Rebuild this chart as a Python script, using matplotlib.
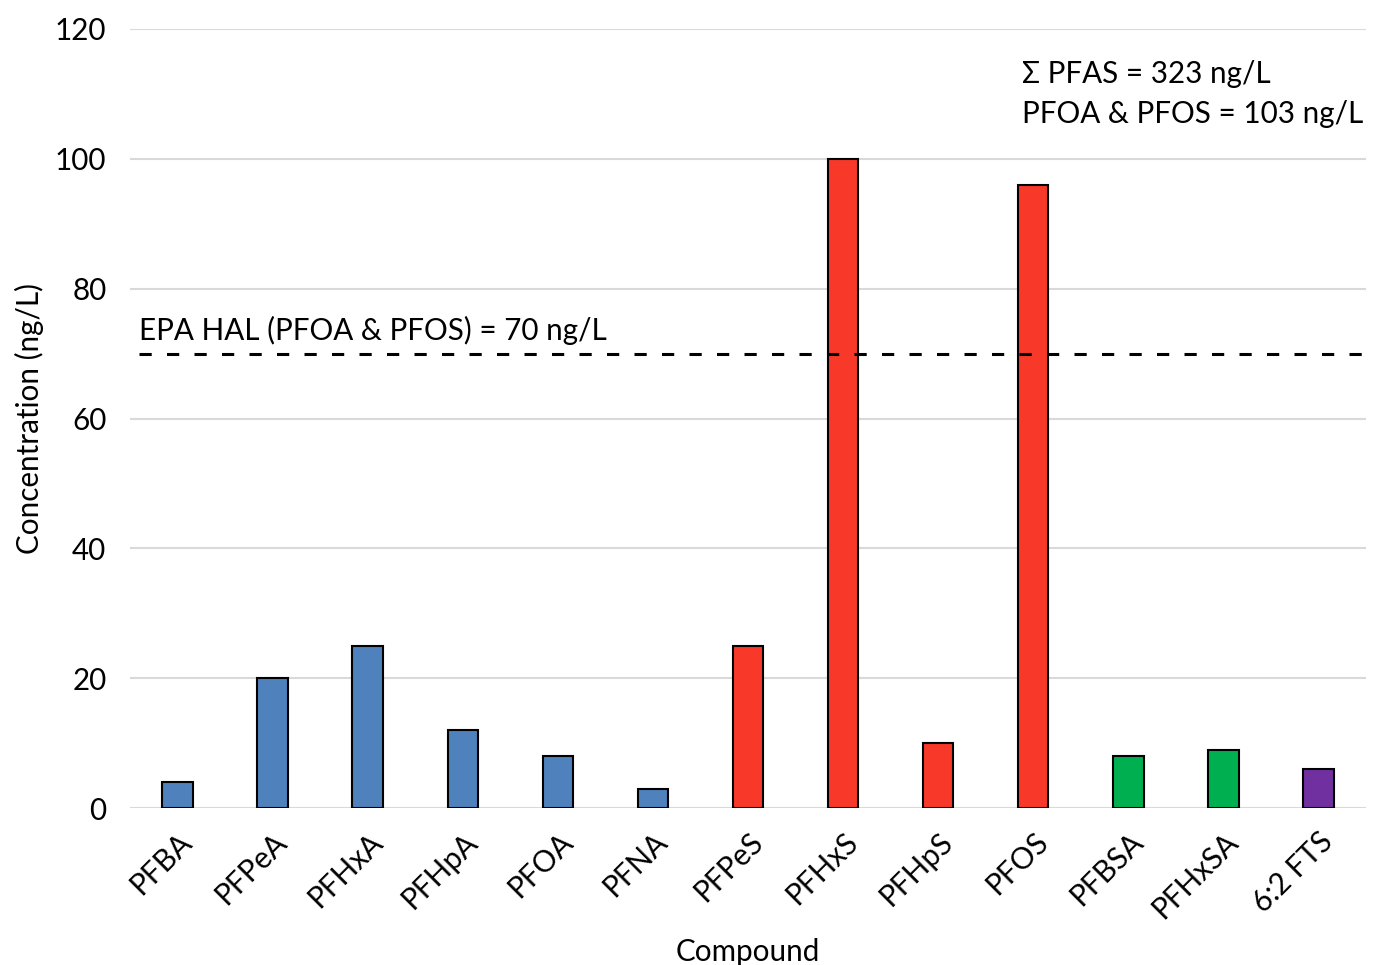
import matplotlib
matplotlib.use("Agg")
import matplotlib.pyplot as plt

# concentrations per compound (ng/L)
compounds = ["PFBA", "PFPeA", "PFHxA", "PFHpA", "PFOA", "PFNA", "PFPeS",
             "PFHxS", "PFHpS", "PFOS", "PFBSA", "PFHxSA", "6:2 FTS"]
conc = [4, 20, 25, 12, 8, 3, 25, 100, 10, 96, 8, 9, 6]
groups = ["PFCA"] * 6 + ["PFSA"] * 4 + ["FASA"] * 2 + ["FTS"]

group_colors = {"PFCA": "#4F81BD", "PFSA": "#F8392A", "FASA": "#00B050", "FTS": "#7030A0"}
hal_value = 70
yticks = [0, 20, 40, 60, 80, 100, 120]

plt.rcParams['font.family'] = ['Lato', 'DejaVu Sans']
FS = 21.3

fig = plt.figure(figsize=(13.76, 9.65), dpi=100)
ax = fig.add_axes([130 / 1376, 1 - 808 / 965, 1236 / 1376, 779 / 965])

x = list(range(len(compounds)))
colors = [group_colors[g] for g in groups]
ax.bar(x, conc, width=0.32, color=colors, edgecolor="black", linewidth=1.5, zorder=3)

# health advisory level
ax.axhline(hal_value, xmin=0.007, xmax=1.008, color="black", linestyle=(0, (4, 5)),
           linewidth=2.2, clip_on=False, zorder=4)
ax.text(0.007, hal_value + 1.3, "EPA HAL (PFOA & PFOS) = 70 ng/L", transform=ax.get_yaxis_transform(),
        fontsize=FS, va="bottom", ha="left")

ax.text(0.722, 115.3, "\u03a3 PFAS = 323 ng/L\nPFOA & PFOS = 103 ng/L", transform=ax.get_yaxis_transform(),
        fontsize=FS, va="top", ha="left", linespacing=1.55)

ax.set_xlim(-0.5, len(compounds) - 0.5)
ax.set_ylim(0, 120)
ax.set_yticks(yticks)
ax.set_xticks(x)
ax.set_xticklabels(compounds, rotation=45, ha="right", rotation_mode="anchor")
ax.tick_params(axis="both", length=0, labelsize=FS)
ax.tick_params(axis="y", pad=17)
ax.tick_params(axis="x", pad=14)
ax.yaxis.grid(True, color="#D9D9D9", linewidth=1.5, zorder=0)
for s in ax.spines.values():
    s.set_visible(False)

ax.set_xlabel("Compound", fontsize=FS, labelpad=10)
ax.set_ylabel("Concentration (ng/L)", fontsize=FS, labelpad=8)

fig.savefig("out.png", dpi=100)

_WORK TO DO_
Reproduce the data above word for word from its first line through the line that holds "ax = fig.add_axes([130", both ends included; skip pictures.

_EXERCISE OUTPUT_
Rebuild this chart as a Python script, using matplotlib.
import matplotlib
matplotlib.use("Agg")
import matplotlib.pyplot as plt

# concentrations per compound (ng/L)
compounds = ["PFBA", "PFPeA", "PFHxA", "PFHpA", "PFOA", "PFNA", "PFPeS",
             "PFHxS", "PFHpS", "PFOS", "PFBSA", "PFHxSA", "6:2 FTS"]
conc = [4, 20, 25, 12, 8, 3, 25, 100, 10, 96, 8, 9, 6]
groups = ["PFCA"] * 6 + ["PFSA"] * 4 + ["FASA"] * 2 + ["FTS"]

group_colors = {"PFCA": "#4F81BD", "PFSA": "#F8392A", "FASA": "#00B050", "FTS": "#7030A0"}
hal_value = 70
yticks = [0, 20, 40, 60, 80, 100, 120]

plt.rcParams['font.family'] = ['Lato', 'DejaVu Sans']
FS = 21.3

fig = plt.figure(figsize=(13.76, 9.65), dpi=100)
ax = fig.add_axes([130 / 1376, 1 - 808 / 965, 1236 / 1376, 779 / 965])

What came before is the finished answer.